---------- COLLECTED MATERIAL
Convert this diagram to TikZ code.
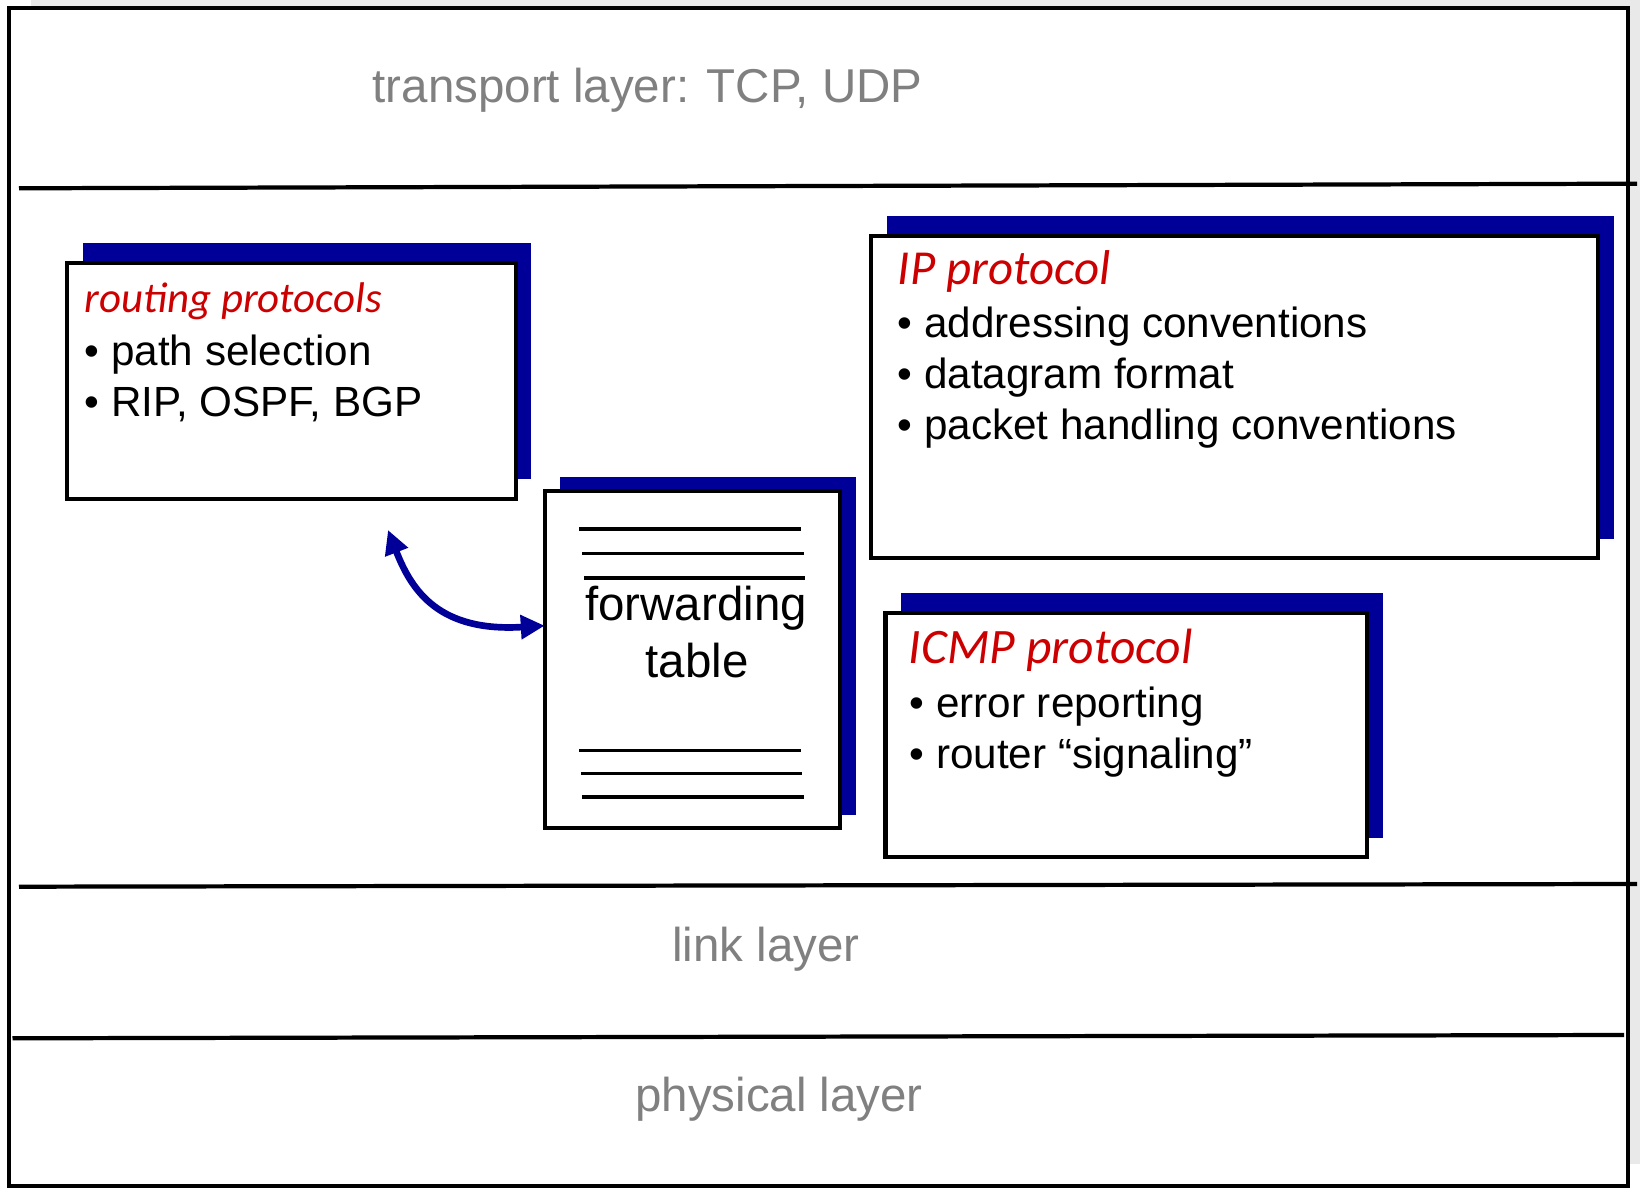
\documentclass[tikz,border=0pt]{standalone}
\usepackage{fontspec}
\setmainfont{Liberation Sans}
\newfontfamily\titlefont{Carlito}
\usetikzlibrary{arrows.meta, positioning, shadows, calc}
\definecolor{LBlue}{HTML}{000099}
\definecolor{LRed}{HTML}{CC0000}
\definecolor{LGray}{HTML}{808080}
\definecolor{LBack}{HTML}{E9E9E9}
\tikzset{
    protobox/.style={
        rectangle,
        draw=black,
        fill=white,
        line width=1.15pt,
        anchor=north west,
        inner sep=0pt,
        outer sep=0pt,
        drop shadow={shadow xshift=0.155cm, shadow yshift=#1, fill=LBlue, opacity=1}
    },
    protobox/.default=0.195cm,
    layerline/.style={
        draw=black,
        line width=1.2pt
    },
    layertext/.style={
        font=\fontsize{13.5}{16}\selectfont,
        text=LGray,
        anchor=base,
        inner sep=0pt
    },
    titletext/.style={
        font=\titlefont\itshape\fontsize{#1}{16}\selectfont,
        text=LRed,
        anchor=base west,
        inner sep=0pt
    },
    titletext/.default=13.9,
    itemtext/.style={
        font=\fontsize{12}{14.4}\selectfont,
        anchor=base west,
        inner sep=0pt
    },
    tabletext/.style={
        font=\fontsize{13.5}{16}\selectfont,
        anchor=base,
        inner sep=0pt
    },
    tableline/.style={
        draw=black,
        line width=0.95pt
    },
    linkarrow/.style={
        <->,
        >={Triangle[length=6.8pt, width=6.6pt]},
        draw=LBlue,
        line width=1.9pt
    }
}

\begin{document}
\begin{tikzpicture}[x=0.01cm, y=-0.01cm]
    \useasboundingbox (0,0) rectangle (1640,1189);

    % Frame and layers
    \fill[LBack] (31,0) rectangle (1640,1164);
    \draw[line width=1.15pt, fill=white] (9,8) rectangle (1628,1186);

    \draw[layerline] (19,188.3) -- (1637,183.7);
    \draw[layerline] (19,886.7) -- (1637,884);
    \draw[layerline] (12.5,1038.3) -- (1624,1035);

    \node[layertext] (transport) at (647.5,103) {transport layer: TCP, UDP};
    \node[layertext] (link) at (766,961.5) {link layer};
    \node[layertext] (physical) at (779,1111.5) {physical layer};

    % Boxes
    \node[protobox, minimum width=4.483cm, minimum height=2.36cm] (routing) at (67,262.7) {};
    \node[protobox=0.135cm, minimum width=2.953cm, minimum height=3.373cm] (fwd) at (544.7,490.7) {};
    \node[protobox, minimum width=7.27cm, minimum height=3.22cm] (ip) at (871,236) {};
    \node[protobox, minimum width=4.812cm, minimum height=2.446cm] (icmp) at (885.5,612.7) {};

    % Routing text
    \node[titletext=12.2] (routingtitle) at (84,312.7) {routing protocols};
    \node[itemtext] (routing1) at (84,365.7) {• path selection};
    \node[itemtext] (routing2) at (84,416.7) {• RIP, OSPF, BGP};

    % IP text
    \node[titletext] (iptitle) at (897,285) {IP protocol};
    \node[itemtext] (ip1) at (897,337.3) {• addressing conventions};
    \node[itemtext] (ip2) at (897,389) {• datagram format};
    \node[itemtext] (ip3) at (897,440) {• packet handling conventions};

    % ICMP text
    \node[titletext=14.1] (icmptitle) at (908,663.3) {ICMP protocol};
    \node[itemtext] (icmp1) at (909,717.3) {• error reporting};
    \node[itemtext] (icmp2) at (909,768.3) {• router “signaling”};

    % Forwarding table
    \node[tabletext] (fwd1) at (696,621) {forwarding};
    \node[tabletext] (fwd2) at (697,677.3) {table};
    \foreach \y/\xa/\xb in {529/579/801, 553.7/582/804, 578/584/805,
                            750.3/579/801, 773.3/581/802, 797/582/804}
        \draw[tableline] (\xa,\y) -- (\xb,\y);

    % Arrow
    \coordinate (rtip) at (388,530);
    \coordinate (fwdin) at ($(fwd.north west)!0.4!(fwd.south west)$);
    \draw[linkarrow] (rtip) .. controls (412,592) and (440,632) .. (fwdin);

\end{tikzpicture}
\end{document}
--------------------
• [WHAT TO DO]: With the pictures left out, transcribe the material exactly.

• [FINAL ANSWER]:
Convert this diagram to TikZ code.
\documentclass[tikz,border=0pt]{standalone}
\usepackage{fontspec}
\setmainfont{Liberation Sans}
\newfontfamily\titlefont{Carlito}
\usetikzlibrary{arrows.meta, positioning, shadows, calc}
\definecolor{LBlue}{HTML}{000099}
\definecolor{LRed}{HTML}{CC0000}
\definecolor{LGray}{HTML}{808080}
\definecolor{LBack}{HTML}{E9E9E9}
\tikzset{
    protobox/.style={
        rectangle,
        draw=black,
        fill=white,
        line width=1.15pt,
        anchor=north west,
        inner sep=0pt,
        outer sep=0pt,
        drop shadow={shadow xshift=0.155cm, shadow yshift=#1, fill=LBlue, opacity=1}
    },
    protobox/.default=0.195cm,
    layerline/.style={
        draw=black,
        line width=1.2pt
    },
    layertext/.style={
        font=\fontsize{13.5}{16}\selectfont,
        text=LGray,
        anchor=base,
        inner sep=0pt
    },
    titletext/.style={
        font=\titlefont\itshape\fontsize{#1}{16}\selectfont,
        text=LRed,
        anchor=base west,
        inner sep=0pt
    },
    titletext/.default=13.9,
    itemtext/.style={
        font=\fontsize{12}{14.4}\selectfont,
        anchor=base west,
        inner sep=0pt
    },
    tabletext/.style={
        font=\fontsize{13.5}{16}\selectfont,
        anchor=base,
        inner sep=0pt
    },
    tableline/.style={
        draw=black,
        line width=0.95pt
    },
    linkarrow/.style={
        <->,
        >={Triangle[length=6.8pt, width=6.6pt]},
        draw=LBlue,
        line width=1.9pt
    }
}

\begin{document}
\begin{tikzpicture}[x=0.01cm, y=-0.01cm]
    \useasboundingbox (0,0) rectangle (1640,1189);

    % Frame and layers
    \fill[LBack] (31,0) rectangle (1640,1164);
    \draw[line width=1.15pt, fill=white] (9,8) rectangle (1628,1186);

    \draw[layerline] (19,188.3) -- (1637,183.7);
    \draw[layerline] (19,886.7) -- (1637,884);
    \draw[layerline] (12.5,1038.3) -- (1624,1035);

    \node[layertext] (transport) at (647.5,103) {transport layer: TCP, UDP};
    \node[layertext] (link) at (766,961.5) {link layer};
    \node[layertext] (physical) at (779,1111.5) {physical layer};

    % Boxes
    \node[protobox, minimum width=4.483cm, minimum height=2.36cm] (routing) at (67,262.7) {};
    \node[protobox=0.135cm, minimum width=2.953cm, minimum height=3.373cm] (fwd) at (544.7,490.7) {};
    \node[protobox, minimum width=7.27cm, minimum height=3.22cm] (ip) at (871,236) {};
    \node[protobox, minimum width=4.812cm, minimum height=2.446cm] (icmp) at (885.5,612.7) {};

    % Routing text
    \node[titletext=12.2] (routingtitle) at (84,312.7) {routing protocols};
    \node[itemtext] (routing1) at (84,365.7) {• path selection};
    \node[itemtext] (routing2) at (84,416.7) {• RIP, OSPF, BGP};

    % IP text
    \node[titletext] (iptitle) at (897,285) {IP protocol};
    \node[itemtext] (ip1) at (897,337.3) {• addressing conventions};
    \node[itemtext] (ip2) at (897,389) {• datagram format};
    \node[itemtext] (ip3) at (897,440) {• packet handling conventions};

    % ICMP text
    \node[titletext=14.1] (icmptitle) at (908,663.3) {ICMP protocol};
    \node[itemtext] (icmp1) at (909,717.3) {• error reporting};
    \node[itemtext] (icmp2) at (909,768.3) {• router “signaling”};

    % Forwarding table
    \node[tabletext] (fwd1) at (696,621) {forwarding};
    \node[tabletext] (fwd2) at (697,677.3) {table};
    \foreach \y/\xa/\xb in {529/579/801, 553.7/582/804, 578/584/805,
                            750.3/579/801, 773.3/581/802, 797/582/804}
        \draw[tableline] (\xa,\y) -- (\xb,\y);

    % Arrow
    \coordinate (rtip) at (388,530);
    \coordinate (fwdin) at ($(fwd.north west)!0.4!(fwd.south west)$);
    \draw[linkarrow] (rtip) .. controls (412,592) and (440,632) .. (fwdin);

\end{tikzpicture}
\end{document}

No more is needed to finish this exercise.